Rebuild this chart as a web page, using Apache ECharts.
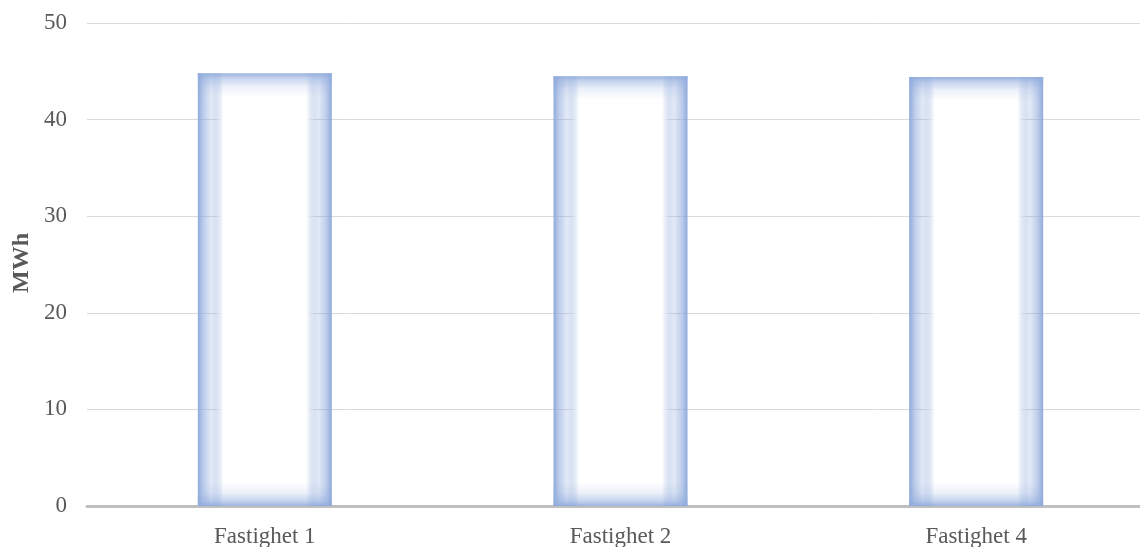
<!DOCTYPE html>
<html>
<head>
<meta charset="utf-8">
<script src="https://cdn.jsdelivr.net/npm/echarts@6/dist/echarts.min.js"></script>
<style>
html,body{margin:0;padding:0;background:#fff;}
#chart{width:1140px;height:547px;}
</style>
</head>
<body>
<div id="chart"></div>
<script>
const categories = ['Fastighet 1', 'Fastighet 2', 'Fastighet 4'];
const values = [44.8, 44.5, 44.4];
const yTicks = [0, 10, 20, 30, 40, 50];
const yAxisTitle = 'MWh';

const blue = 'rgba(143,170,220,';
const hGrad = new echarts.graphic.LinearGradient(0, 0, 1, 0, [
  {offset: 0, color: blue + '1)'},
  {offset: 0.04, color: blue + '0.6)'},
  {offset: 0.1, color: blue + '0.25)'},
  {offset: 0.19, color: '#ffffff'},
  {offset: 0.81, color: '#ffffff'},
  {offset: 0.9, color: blue + '0.25)'},
  {offset: 0.96, color: blue + '0.6)'},
  {offset: 1, color: blue + '1)'}
]);
const vGrad = new echarts.graphic.LinearGradient(0, 0, 0, 1, [
  {offset: 0, color: blue + '0.9)'},
  {offset: 0.012, color: blue + '0.5)'},
  {offset: 0.03, color: blue + '0.18)'},
  {offset: 0.055, color: blue + '0)'},
  {offset: 0.945, color: blue + '0)'},
  {offset: 0.97, color: blue + '0.18)'},
  {offset: 0.988, color: blue + '0.5)'},
  {offset: 1, color: blue + '0.9)'}
]);

const chart = echarts.init(document.getElementById('chart'), null, {renderer: 'canvas'});
const font = '"Liberation Serif", "Times New Roman", serif';
chart.setOption({
  animation: false,
  grid: {left: 87, top: 23, right: -14, bottom: 41, containLabel: false, outerBoundsMode: 'none'},
  xAxis: {
    type: 'category',
    data: categories,
    axisLine: {lineStyle: {color: '#bfbfbf', width: 3}},
    axisTick: {show: false},
    axisLabel: {color: '#595959', fontFamily: font, fontSize: 23, margin: 19}
  },
  yAxis: {
    type: 'value',
    min: yTicks[0],
    max: yTicks[yTicks.length - 1],
    interval: 10,
    axisLine: {show: false},
    axisTick: {show: false},
    splitLine: {lineStyle: {color: '#d9d9d9', width: 1}},
    axisLabel: {color: '#595959', fontFamily: font, fontSize: 23, margin: 20}
  },
  graphic: [{
    type: 'text',
    rotation: Math.PI / 2,
    x: 22, y: 263,
    style: {text: yAxisTitle, fill: '#595959', font: 'bold 24px ' + font, textAlign: 'center', textVerticalAlign: 'middle'}
  }],
  series: [{
    type: 'bar',
    data: values,
    barWidth: 134,
    itemStyle: {color: hGrad}
  }, {
    type: 'bar',
    data: values,
    barWidth: 134,
    barGap: '-100%',
    itemStyle: {color: vGrad}
  }]
});
</script>
</body>
</html>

****************************************

### Do this
Repeat the listing above from its first line through the line that contains "const yAxisTitle = 'MWh';", both included, and nothing more. Drop the pictures.

### Solution to the exercise
Rebuild this chart as a web page, using Apache ECharts.
<!DOCTYPE html>
<html>
<head>
<meta charset="utf-8">
<script src="https://cdn.jsdelivr.net/npm/echarts@6/dist/echarts.min.js"></script>
<style>
html,body{margin:0;padding:0;background:#fff;}
#chart{width:1140px;height:547px;}
</style>
</head>
<body>
<div id="chart"></div>
<script>
const categories = ['Fastighet 1', 'Fastighet 2', 'Fastighet 4'];
const values = [44.8, 44.5, 44.4];
const yTicks = [0, 10, 20, 30, 40, 50];
const yAxisTitle = 'MWh';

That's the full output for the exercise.